Having been informed by the military judge that Cornett could lawfully be sentenced to a dishonorable discharge and confinement in prison for life, the jury retired behind closed doors to deliberate. When they returned, both the prosecutor and defense counsel, if not the judge as well, must have been stunned to hear the jury’s sentence: imprisonment for one year. It was clear that the jury was loath to kick Cornett out of the Army with a dishonorable discharge, probably because of his six years in Vietnam. On the other hand, the jury realized that a sergeant who tried to kill his superior officer must be punished and that some jail time was appropriate.

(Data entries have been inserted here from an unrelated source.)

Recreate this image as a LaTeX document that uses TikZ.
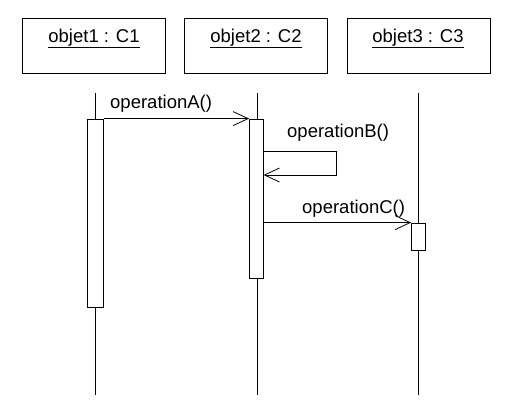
\documentclass[tikz,border=0pt]{standalone}
\usepackage{fontspec}
\setmainfont{Liberation Sans}
\usetikzlibrary{arrows.meta}
\begin{document}
\begin{tikzpicture}[x=1pt,y=-1pt,
  obj/.style={draw,line width=0.8pt,minimum width=143pt,minimum height=55pt,inner sep=0pt},
  act/.style={draw,line width=0.8pt,fill=white,inner sep=0pt},
  life/.style={line width=0.8pt},
  msg/.style={line width=0.8pt,-{Straight Barb[length=15pt,width=14pt,line width=0.8pt]}},
  lbl/.style={font=\fontsize{18.5}{21}\selectfont,inner sep=0pt,anchor=base west}]
\useasboundingbox (0,0) rectangle (515,415);
% objects
\node[obj] (o1) at (93.5,45.5) {};
\node[obj] (o2) at (256,45.5) {};
\node[obj] (o3) at (418.5,45.5) {};
\node[lbl,anchor=base] (t1) at (94,42) {\underline{objet1 : C1}};
\node[lbl,anchor=base] (t2) at (256,42) {\underline{objet2 : C2}};
\node[lbl,anchor=base] (t3) at (418,42) {\underline{objet3 : C3}};
% lifelines
\coordinate (l1t) at (95.5,93); \coordinate (l1b) at (95.5,395);
\coordinate (l2t) at (257,93); \coordinate (l2b) at (257,395);
\coordinate (l3t) at (418.5,93); \coordinate (l3b) at (418.5,395);
\draw[life] (l1t) -- (l1b);
\draw[life] (l2t) -- (l2b);
\draw[life] (l3t) -- (l3b);
% activations
\node[act,minimum width=16pt,minimum height=188pt] (a1) at (95.5,213) {};
\node[act,minimum width=14pt,minimum height=159pt] (a2) at (256.5,198.5) {};
\node[act,minimum width=14pt,minimum height=27pt] (a3) at (418.5,236.5) {};
% operationA
\draw[msg] (a1.north east) -- (a2.north west);
\node[lbl] (ta) at (110,108) {operationA()};
% operationB (self call)
\coordinate (b1) at (263.5,151);
\coordinate (b2) at (336.5,151);
\coordinate (b3) at (336.5,175);
\coordinate (b4) at (263.5,175);
\draw[msg] (b1) -- (b2) -- (b3) -- (b4);
\node[lbl] (tb) at (287,137) {operationB()};
% operationC
\draw[msg] (a2.east |- a3.north) -- (a3.north west);
\node[lbl] (tc) at (302,213) {operationC()};
\end{tikzpicture}
\end{document}
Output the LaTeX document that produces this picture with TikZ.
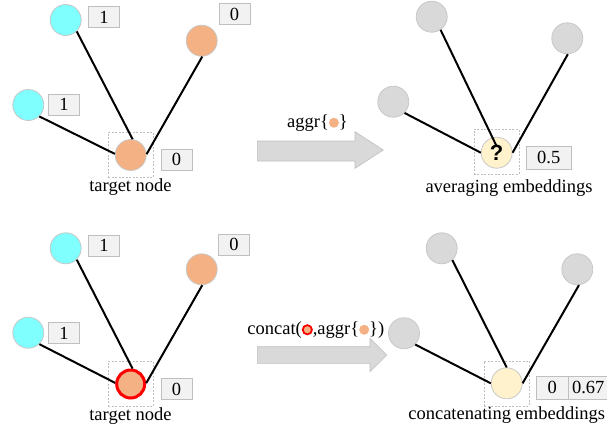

Cornett indeed did go to jail—at Fort Riley, Kansas—and his rank was reduced from that of sergeant to private. But because his sentence was one year, Cornett was offered the chance for rehabilitation. He could elect to leave the Army with an honorable discharge, or he could continue to soldier. Cornett chose the latter; he liked the Army and he wanted to stay. It was a good decision: Within a few years, Alan Cornett had regained all the rank he had lost at his court-martial. Moreover, he performed so well that he was promoted to an even higher enlisted rank, first sergeant, and was able to retire with a full pension from the Army after more than 20 years of active duty. This aftermath to an attempted murder—a full retirement—certainly would have surprised the jury that imposed the sentence to imprison Cornett; they no doubt believed that he would do a short time in jail and then be discharged from the Army.
So ends the true story of the sergeant who fragged his superior officer in Vietnam and its surprising aftermath. As for Alan Cornett, he wrote an “uncensored, unvarnished tale” of his years as a soldier, Gone Native: An NCO’s Story, published by Ballantine Books in 2000.